Notebook systems have grown in popularity due to their increasing performance and portability. Many systems are even now being marketed as replacements for desktop systems, but few can perform at the same level as a desktop system particularly when it comes to graphics. This guide will help you to look at some of the key items you want to look at before you purchase your next PC notebook system.

Size and Weight
Obviously the size and weight of a notebook is important. Ultraportables offer light weight and sizes, but sacrifice items such as optical drives. Desktop replacements have equivalent power to desktop systems, but they are heavy and bulky making them difficult to carry around. When shopping for a laptop, make sure to pick up the systems and verify its something you are willing to carry. Don't forget to also consider the weight of accessories such as AC adapter when carrying around the notebook.

Processors (CPU)
Notebook processors still lag behind desktop CPUs but they make up for that with their energy efficiency.

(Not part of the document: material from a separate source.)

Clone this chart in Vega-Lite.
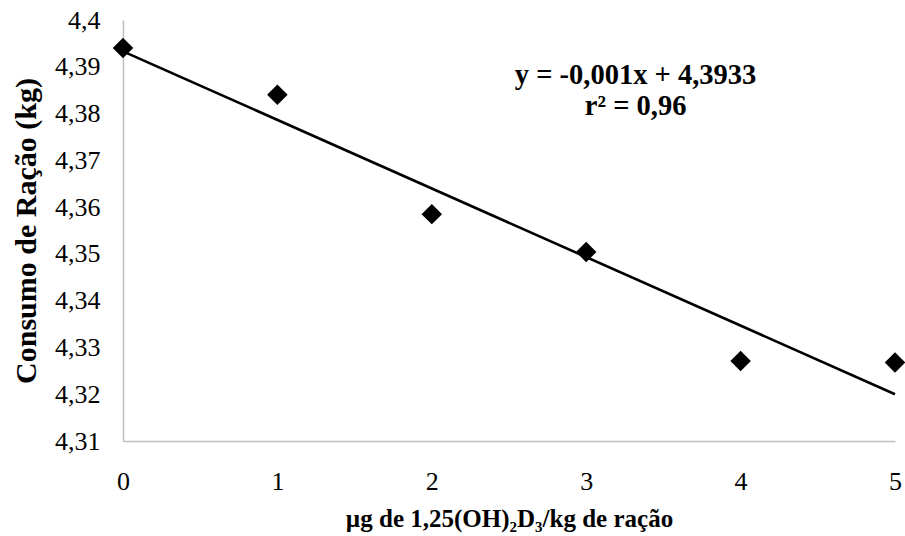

To determine the right CPU to get, look at the purpose of the system. If it is meant to be a mobile web browser, email, word processing or even DVD player, any CPU above 1GHz should be sufficient. A desktop replacement should have a high-end processor rated at least 1.6GHz or higher for mobile specific processors or 2.8GHz for desktop processors.

Memory (RAM)
Laptop computers are generally more restricted in the amount of memory they can have compared to desktop systems. When looking at computers you want to make sure to check out the maximum memory the system can handle as well as the amount that is installed in the computer. It's also useful to find out if a memory upgrade can be done yourself or if it has to be done by a technician.

Displays
When purchasing a notebook, look at the native resolution of the screen as the size. A large size screen is generally preferred but some large screens have such high resolutions that it can make standard fonts unbearably hard to read. The size of the screen also impacts the size of the laptop. Newer systems with 17" screens tend to be very large and more difficult to carry.

Drives
Hard drive size is straight forward in laptops, but the choice of optical drives is important. One of the great abilities of laptops now is their ability to turn into portable DVD players. With a DVD-ROM or CD-RW/DVD combo drive, one can watch DVD movies through the computer or even plug it into a home theater system. Many ultraportable laptops often lack an internal optical drive to save on space.

Networking
The ability to connect to the net is integral to most laptops today. Look for systems that include a built in 56Kbps modem and Fast Ethernet. This allows one to get logged in for most situations. If you want ultimate portability, look at getting a laptop computer with an integrated 802.11b/g wireless adapter. More and more locations are available with wireless hotspots for connectivity.

Battery Life
How good is a portable computer going to be if you are only able to get 30 minutes of computing time on a single charge? Try to find the manufacturer’s listed battery life for the standard battery. Look to get a system with at least 2 hours of battery life under normal conditions. If you need extended time unplugged, look for laptops with media bays that can double as extra battery slots.

Warranty Plans
Laptops take a lot of abuse and are more prone to breakdowns due to their portability. When buying a system, make sure to get at least a 1 year warranty from the manufacturer. If you will be using the system heavily, a system that comes with a 3 year warranty might be a better choice but it will cost more. Third party extended plans are not a good choice unless service is done through the manufacturer.